* **DIRECTIONS**: Collect each line of the entries that holds the string "this".

[Records]
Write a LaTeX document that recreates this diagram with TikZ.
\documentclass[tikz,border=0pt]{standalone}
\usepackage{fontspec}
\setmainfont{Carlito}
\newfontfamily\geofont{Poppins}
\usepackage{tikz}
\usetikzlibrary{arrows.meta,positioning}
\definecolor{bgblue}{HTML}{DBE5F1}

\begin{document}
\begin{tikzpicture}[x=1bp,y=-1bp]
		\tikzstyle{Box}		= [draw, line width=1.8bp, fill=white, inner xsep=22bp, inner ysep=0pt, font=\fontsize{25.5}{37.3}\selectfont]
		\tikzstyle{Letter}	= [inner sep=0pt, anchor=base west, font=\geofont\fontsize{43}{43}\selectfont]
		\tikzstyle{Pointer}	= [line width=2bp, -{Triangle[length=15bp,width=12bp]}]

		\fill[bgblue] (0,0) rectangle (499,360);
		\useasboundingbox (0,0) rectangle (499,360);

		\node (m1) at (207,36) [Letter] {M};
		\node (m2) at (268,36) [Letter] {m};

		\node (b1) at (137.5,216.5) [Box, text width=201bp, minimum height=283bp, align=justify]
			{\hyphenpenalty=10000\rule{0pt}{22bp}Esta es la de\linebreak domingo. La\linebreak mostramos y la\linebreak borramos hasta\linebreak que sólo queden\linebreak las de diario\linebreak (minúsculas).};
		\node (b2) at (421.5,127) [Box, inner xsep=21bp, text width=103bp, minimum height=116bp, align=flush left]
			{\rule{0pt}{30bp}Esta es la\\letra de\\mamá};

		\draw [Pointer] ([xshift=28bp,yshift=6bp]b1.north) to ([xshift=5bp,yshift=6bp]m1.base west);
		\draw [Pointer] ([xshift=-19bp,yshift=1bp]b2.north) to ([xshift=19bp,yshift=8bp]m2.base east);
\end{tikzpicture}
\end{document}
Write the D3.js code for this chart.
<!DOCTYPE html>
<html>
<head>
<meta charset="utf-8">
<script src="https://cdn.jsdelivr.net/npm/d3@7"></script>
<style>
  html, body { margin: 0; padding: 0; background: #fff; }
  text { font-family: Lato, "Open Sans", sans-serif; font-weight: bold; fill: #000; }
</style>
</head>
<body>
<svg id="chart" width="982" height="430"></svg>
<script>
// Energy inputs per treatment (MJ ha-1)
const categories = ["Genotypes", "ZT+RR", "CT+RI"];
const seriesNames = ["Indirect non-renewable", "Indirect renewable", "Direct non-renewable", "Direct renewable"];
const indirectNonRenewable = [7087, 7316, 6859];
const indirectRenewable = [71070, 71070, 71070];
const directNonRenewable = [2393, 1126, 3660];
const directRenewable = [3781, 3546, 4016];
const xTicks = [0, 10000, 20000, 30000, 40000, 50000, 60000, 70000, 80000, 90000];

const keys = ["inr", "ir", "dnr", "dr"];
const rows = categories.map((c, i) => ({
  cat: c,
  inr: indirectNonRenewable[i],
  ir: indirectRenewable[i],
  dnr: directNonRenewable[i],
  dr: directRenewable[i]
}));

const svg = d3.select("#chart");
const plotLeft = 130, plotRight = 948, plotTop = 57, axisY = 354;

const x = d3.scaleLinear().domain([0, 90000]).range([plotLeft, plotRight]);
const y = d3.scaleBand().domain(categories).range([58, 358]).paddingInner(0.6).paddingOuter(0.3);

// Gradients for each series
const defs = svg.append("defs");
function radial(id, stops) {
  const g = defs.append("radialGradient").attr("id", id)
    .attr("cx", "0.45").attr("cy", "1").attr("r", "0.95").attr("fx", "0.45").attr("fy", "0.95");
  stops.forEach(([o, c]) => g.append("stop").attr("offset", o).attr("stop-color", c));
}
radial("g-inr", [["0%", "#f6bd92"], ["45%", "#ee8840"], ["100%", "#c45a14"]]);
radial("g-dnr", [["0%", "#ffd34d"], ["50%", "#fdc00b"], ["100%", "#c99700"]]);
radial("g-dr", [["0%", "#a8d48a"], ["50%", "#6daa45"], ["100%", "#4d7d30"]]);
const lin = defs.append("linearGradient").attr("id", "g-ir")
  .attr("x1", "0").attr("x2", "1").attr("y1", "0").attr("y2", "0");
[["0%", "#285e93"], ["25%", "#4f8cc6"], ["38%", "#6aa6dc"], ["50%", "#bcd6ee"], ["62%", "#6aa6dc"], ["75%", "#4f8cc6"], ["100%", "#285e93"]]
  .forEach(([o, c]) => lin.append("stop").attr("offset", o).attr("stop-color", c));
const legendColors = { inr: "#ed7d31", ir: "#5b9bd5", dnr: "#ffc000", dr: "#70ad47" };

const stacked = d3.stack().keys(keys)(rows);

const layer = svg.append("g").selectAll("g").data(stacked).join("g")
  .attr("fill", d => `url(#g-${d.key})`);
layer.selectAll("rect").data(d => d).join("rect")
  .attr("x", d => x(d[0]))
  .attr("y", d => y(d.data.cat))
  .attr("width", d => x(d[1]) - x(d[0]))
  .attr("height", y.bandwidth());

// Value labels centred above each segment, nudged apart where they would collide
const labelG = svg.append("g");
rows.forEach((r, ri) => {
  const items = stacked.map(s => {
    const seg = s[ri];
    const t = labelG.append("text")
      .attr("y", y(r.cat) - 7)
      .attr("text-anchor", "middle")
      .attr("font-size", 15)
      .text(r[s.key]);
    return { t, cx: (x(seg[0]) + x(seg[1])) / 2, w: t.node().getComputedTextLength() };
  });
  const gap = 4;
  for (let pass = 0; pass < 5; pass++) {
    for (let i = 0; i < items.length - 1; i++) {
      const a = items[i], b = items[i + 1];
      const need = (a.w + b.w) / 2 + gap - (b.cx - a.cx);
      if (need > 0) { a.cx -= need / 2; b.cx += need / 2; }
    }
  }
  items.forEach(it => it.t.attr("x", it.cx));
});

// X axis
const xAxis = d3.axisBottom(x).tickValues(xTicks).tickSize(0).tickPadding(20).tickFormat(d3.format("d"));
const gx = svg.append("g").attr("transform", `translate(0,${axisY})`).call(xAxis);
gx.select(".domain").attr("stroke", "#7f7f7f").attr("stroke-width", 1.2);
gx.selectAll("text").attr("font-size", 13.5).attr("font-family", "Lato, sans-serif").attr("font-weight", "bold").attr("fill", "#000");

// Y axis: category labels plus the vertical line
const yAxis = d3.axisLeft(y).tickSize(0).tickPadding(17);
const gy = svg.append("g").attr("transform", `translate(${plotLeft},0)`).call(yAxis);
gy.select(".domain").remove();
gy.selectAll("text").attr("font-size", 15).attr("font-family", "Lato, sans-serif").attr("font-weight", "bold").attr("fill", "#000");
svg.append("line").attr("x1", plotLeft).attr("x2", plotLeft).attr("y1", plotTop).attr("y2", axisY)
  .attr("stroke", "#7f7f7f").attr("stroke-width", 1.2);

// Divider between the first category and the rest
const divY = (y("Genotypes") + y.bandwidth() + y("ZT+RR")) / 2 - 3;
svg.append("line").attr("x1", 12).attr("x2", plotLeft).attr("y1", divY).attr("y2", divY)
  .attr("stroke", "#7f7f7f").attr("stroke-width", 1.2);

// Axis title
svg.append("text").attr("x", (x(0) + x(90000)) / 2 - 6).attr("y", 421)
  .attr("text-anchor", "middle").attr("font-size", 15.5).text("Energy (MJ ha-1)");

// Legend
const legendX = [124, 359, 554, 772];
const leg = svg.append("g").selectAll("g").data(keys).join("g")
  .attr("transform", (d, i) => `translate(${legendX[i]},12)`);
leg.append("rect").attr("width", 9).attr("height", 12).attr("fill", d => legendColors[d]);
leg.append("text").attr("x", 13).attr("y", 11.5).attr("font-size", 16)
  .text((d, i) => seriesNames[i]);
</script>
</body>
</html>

* **TASK OUTPUT**:
Write a LaTeX document that recreates this diagram with TikZ.
Write the D3.js code for this chart.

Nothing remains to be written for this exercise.